After Uber and Lyft, what price Gett?
14 May 2019 - globes
Israeli company Gett's strategy differs from that of its US counterparts, but that might not impress investors.
Uber completed its IPO last Friday at a disappointing valuation of $82 billion. As if that were not enough, the company's share price plummeted 8% on its first day of trading. While recurring concern about the trade war affected the stock market and probably accounted for Uber's poor performance, this is not really the whole story. Questions have repeatedly arisen in recent weeks about the business model of shared ride companies, headed by Uber and Lyft: whether they can make a profit, what their interface with other forms of transportation should be, and how dependent they are on autonomous vehicles.
The same questions apply to Israeli company Gett, which last Tuesday announced a $120 million financing round involving shares and debt. Gett said that the round would supply it with the cash it needed before its IPO, which is being planned for the end of the current year or next year. The company said that its financing round had been at a valuation of $1.5 billion.
Do the IPOs of Uber and Lyft and their financial results give any indication of Gett's value and the route it should take - IPO, a sale of the company, or continuing as a private company? Gett chose a different strategy, but the skepticism among investors about the market in which it operates is scarcely encouraging.
Gett's new strategy includes a focus on making a profit in the coming year (excluding exceptional research and development expenses). Sources close to Gett denied that the change in strategy was motivated by the company's difficulties in raising capital. The current financing round, even though it consisted partly of debt, still reflects some kind of confidence. Keep in mind, however, that debt is mainly an expression of confidence in the ability to repay it, not necessarily in the company's ability to increase its value.
Gett chose to focus on growth in its current markets because entering new markets incurs high expenses for marketing and for attractive offers to drivers.
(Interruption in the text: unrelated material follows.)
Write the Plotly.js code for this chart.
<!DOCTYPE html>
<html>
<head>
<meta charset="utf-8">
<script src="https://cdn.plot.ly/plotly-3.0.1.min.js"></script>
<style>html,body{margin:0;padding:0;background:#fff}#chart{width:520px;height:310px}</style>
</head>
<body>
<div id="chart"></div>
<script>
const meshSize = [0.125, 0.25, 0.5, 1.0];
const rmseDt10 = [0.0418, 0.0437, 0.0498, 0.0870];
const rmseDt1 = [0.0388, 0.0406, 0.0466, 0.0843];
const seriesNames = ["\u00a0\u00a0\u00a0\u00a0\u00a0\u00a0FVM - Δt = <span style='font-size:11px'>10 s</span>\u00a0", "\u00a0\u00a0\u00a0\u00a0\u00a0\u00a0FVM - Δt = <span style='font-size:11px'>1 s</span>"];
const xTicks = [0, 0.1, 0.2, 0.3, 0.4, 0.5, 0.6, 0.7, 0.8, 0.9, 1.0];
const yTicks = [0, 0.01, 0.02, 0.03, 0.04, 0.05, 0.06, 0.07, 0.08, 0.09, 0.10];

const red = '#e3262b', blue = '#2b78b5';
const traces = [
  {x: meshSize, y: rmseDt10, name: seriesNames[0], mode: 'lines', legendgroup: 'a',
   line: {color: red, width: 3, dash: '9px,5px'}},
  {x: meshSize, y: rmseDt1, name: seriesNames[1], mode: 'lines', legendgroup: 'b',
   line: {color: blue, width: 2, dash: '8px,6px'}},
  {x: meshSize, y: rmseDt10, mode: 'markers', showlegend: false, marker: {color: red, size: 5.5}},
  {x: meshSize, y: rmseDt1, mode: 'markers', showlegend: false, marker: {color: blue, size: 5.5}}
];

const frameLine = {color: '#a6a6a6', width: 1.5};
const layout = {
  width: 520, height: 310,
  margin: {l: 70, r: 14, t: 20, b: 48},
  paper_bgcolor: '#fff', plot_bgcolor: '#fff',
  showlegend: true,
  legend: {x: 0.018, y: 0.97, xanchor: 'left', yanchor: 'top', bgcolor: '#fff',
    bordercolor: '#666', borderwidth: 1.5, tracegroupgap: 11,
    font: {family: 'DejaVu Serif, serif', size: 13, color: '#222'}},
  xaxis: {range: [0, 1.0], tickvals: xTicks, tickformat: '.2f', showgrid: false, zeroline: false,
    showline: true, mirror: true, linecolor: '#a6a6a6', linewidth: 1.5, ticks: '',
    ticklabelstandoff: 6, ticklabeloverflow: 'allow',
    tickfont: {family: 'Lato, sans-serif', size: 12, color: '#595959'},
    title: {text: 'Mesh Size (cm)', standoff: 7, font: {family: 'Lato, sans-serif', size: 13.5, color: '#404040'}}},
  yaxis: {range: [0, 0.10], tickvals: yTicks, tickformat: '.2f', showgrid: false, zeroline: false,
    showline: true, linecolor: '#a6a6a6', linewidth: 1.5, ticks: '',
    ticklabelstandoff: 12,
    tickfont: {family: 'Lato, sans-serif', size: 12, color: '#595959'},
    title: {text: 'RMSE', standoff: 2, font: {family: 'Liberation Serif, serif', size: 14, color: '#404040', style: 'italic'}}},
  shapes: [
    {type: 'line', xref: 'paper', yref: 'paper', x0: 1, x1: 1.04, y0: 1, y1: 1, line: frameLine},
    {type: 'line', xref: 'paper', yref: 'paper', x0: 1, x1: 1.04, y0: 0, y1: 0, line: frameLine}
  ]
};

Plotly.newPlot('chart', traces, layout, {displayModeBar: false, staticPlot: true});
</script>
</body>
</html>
There is no reason that Gett should not succeed in this, because it is very difficult to topple a company that leads in each of its markets. This means, however, that Gett's growth potential is limited.
Investors are expressing concern about Uber and Lyft's respective annual burn rates of $3.7 billion and $900 million. In a different world and a different market, Gett's profit strategy could help it with investors in the public market, but it only seems that way. In practice, investors prefer rapid growth, even at the expense of the bottom line. At Amazon, it worked for years. The reason that investors are worried about Uber, which likes to call itself the "Amazon of transportation," is the stubborn competition in the market, which threatens all of the companies in it. Amazon never had to face such competition; it posed a threat to the conventional retailers.
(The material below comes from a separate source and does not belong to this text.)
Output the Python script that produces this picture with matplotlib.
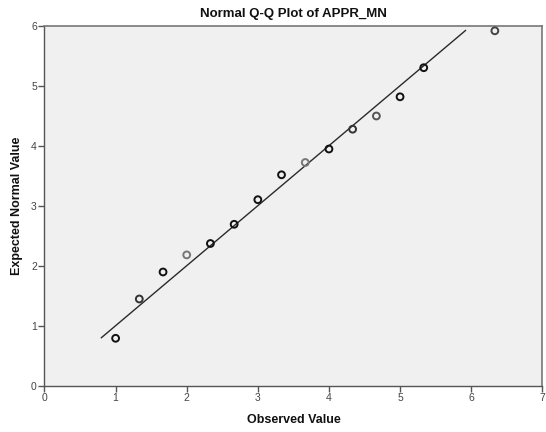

Gett gave up on the last kilometer
Uber and Lyft want to create a "platform" for transportation in general: not just taxis, but anything that people use to get from one place to another. They cannot replace cars, but they can offer a platform with e-bicycle and e-scooter rental services. People who use public transportation instead of taxis can still use Uber and Lyft for the last kilometer to their destination.
Gett has chosen, at least up until now, not to include e-bicycles and e-scooters in its service. It has created a delivery service, which appears to be a success so far, and a platform for shared rides. Will this policy hurt the company or help it? It is hard to tell. The company has created new growth engines for itself, but the users for them are not necessarily the same users. Uber and Lyft are trying to reach every user traveling on public transportation. Gett is not. If I had to bet, I would bet that this strategy will not work in Gett's favor, because it diminishes and limits the company.
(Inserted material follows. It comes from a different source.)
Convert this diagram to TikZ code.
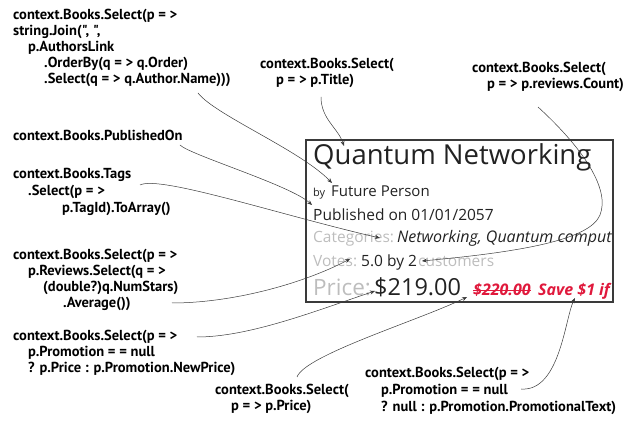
\documentclass[tikz,border=0pt]{standalone}
\usepackage{fontspec}
\usetikzlibrary{arrows.meta}
\setmainfont{Open Sans}
\newfontfamily\codefont{PT Sans}
\setlength{\lineskiplimit}{-20pt}
\definecolor{ink}{HTML}{222222}
\definecolor{dimgrey}{HTML}{BDBDBD}
\definecolor{salered}{HTML}{E0193C}
\definecolor{wire}{HTML}{3A3A3A}

\begin{document}
\begin{tikzpicture}[x=1pt, y=-1pt, >={Stealth[length=5pt, width=4pt]},
  anno/.style={anchor=base west, inner sep=0pt, align=left, font=\codefont\bfseries\fontsize{14.5}{16}\selectfont},
  anno wide/.style={anno, font=\codefont\bfseries\fontsize{14.5}{17}\selectfont},
  txt/.style={anchor=base west, inner sep=0pt, text=ink, font=\fontsize{15.5}{18}\selectfont},
  dim/.style={txt, text=dimgrey},
  sale/.style={txt, text=salered, font=\bfseries\itshape\fontsize{16}{18}\selectfont},
  link/.style={->, draw=wire, line width=0.5pt}]
\useasboundingbox (0,0) rectangle (643,430);
% the rendered book card
\begin{scope}
\clip (306,140) rectangle (613,302);
\node[txt, font=\fontsize{27.5}{30}\selectfont] (title) at (313,165) {Quantum Networking};
\node[txt, font=\fontsize{11}{13}\selectfont] (by) at (313,197) {by};
\node[txt, font=\fontsize{15}{18}\selectfont] (name) at (331,197) {Future Person};
\node[txt] (pub) at (313,221) {Published on 01/01/2057};
\node[dim] (catlbl) at (313,243) {Categories:};
\node[txt, font=\itshape\fontsize{16}{18}\selectfont] (cats) at (397,243) {Networking, Quantum computing};
\node[dim] (votelbl) at (313,267) {Votes:};
\node[txt] (votes) at (361,267) {5.0 by 2};
\node[dim] (cust) at (418,267) {customers};
\node[dim, font=\fontsize{22.5}{26}\selectfont] (pricelbl) at (313,296) {Price:};
\node[txt, font=\fontsize{23.5}{26}\selectfont] (price) at (374,296) {\$219.00};
\node[sale] (oldprice) at (473,296) {\$220.00};
\node[sale] (save) at (538,296) {Save \$1 if};
\draw[salered, line width=1.8pt] ([shift={(0,-5.5)}]oldprice.base west) -- ([shift={(0,-5.5)}]oldprice.base east);
\end{scope}
\draw[draw=wire, line width=1.2pt] (306,140) rectangle (613,302);
% the LINQ snippets
\node[anno] (authors) at (13,84) {context.Books.Select(p = >\\string.Join(", ",\\\hspace*{15pt}p.AuthorsLink\\\hspace*{31pt}.OrderBy(q = > q.Order)\\\hspace*{31pt}.Select(q = > q.Author.Name)))};
\node[anno] (titlesel) at (260,85) {context.Books.Select(\\\hspace*{16pt}p = > p.Title)};
\node[anno] (revcount) at (472,89) {context.Books.Select(\\\hspace*{15pt}p = > p.reviews.Count)};
\node[anno] (pubon) at (13,141) {context.Books.PublishedOn};
\node[anno wide] (tags) at (13,213) {context.Books.Tags\\\hspace*{15pt}.Select(p = >\\\hspace*{49pt}p.TagId).ToArray()};
\node[anno] (avg) at (13,308) {context.Books.Select(p = >\\\hspace*{15pt}p.Reviews.Select(q = >\\\hspace*{30pt}(double?)q.NumStars)\\\hspace*{50pt}.Average())};
\node[anno] (newprice) at (13,373) {context.Books.Select(p = >\\\hspace*{15pt}p.Promotion = = null\\\hspace*{15pt}? p.Price : p.Promotion.NewPrice)};
\node[anno] (pricesel) at (215,410) {context.Books.Select(\\\hspace*{16pt}p = > p.Price)};
\node[anno wide] (promo) at (365,411) {context.Books.Select(p = >\\\hspace*{16pt}p.Promotion = = null\\\hspace*{16pt}? null : p.Promotion.PromotionalText)};
% snippet -> card
\draw[link] ([shift={(185,9)}]authors.base west) .. controls +(17,22) and +(-32,-33) .. ([shift={(1,-14)}]name.base west);
\draw[link] ([shift={(61,12)}]titlesel.base west) .. controls +(0,22) and +(-6,-18) .. ([shift={(31,-19)}]title.base west);
\draw[link] ([shift={(66,18)}]revcount.base west) .. controls +(47,43) and +(10,-25) .. (600,215)
  .. controls +(-10,25) and +(98,-9) .. ([shift={(61,-6)}]votes.base west);
\draw[link] ([shift={(167,4)}]pubon.base west) .. controls +(10,10) and +(-22,-20) .. ([shift={(-1,-16)}]pub.base west);
\draw[link] ([shift={(127,-28)}]tags.base west) .. controls +(20,-10) and +(-100,-23) .. ([shift={(67,-5)}]catlbl.base west);
\draw[link] ([shift={(159,-5)}]avg.base west) .. controls +(58,0) and +(-50,26) .. ([shift={(37,-8)}]votelbl.base west);
\draw[link] ([shift={(184,-36)}]newprice.base west) .. controls +(53,0) and +(-57,19) .. ([shift={(1,-5)}]price.base west);
\draw[link] ([shift={(82,-33)}]pricesel.base west) .. controls +(8,-22) and +(-47,23) .. ([shift={(93,1)}]price.base west);
\draw[link] ([shift={(156,-22)}]promo.base west) .. controls +(39,3) and +(-10,20) .. ([shift={(37,2)}]save.base west);
\end{tikzpicture}
\end{document}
Selling the company as a solution
Gett is talking about an IPO, but it has to admit that the selection of a profit strategy is reminiscent of statements by soccer club managers about a "year of consolidation" when they realize that the team is going nowhere this season. The choice of a strategy that, however esteemed, runs counter to what prevails in Silicon Valley appears to be a strategy for marking time: before an IPO, according to the company, or perhaps before a sale of the company.
It is difficult to compete against a company that dominates a given city, although it is possible to detract from its profit margins. Gett could therefore be a candidate for an acquisition by Uber, Lyft, or other companies active in the market. The Bloomberg website reported six months ago that Gett was searching for a buyer, but the company denied it.
Another element to be taken into account is the likelihood of Gett attaining a high company value in an IPO, especially in view of the disappointments of Uber and Lyft and in general, those of unicorns that failed to obtain a high value in their offerings. If the two companies' share prices do not recover, Gett is unlikely to provide a positive surprise. In any case, the company took a risk by foregoing any attempt to grab shares in new markets, in the hope that its new growth engines will compensate for it. The ideal scenario of the company's managers is unclear, but it can be said that it will be difficult to achieve.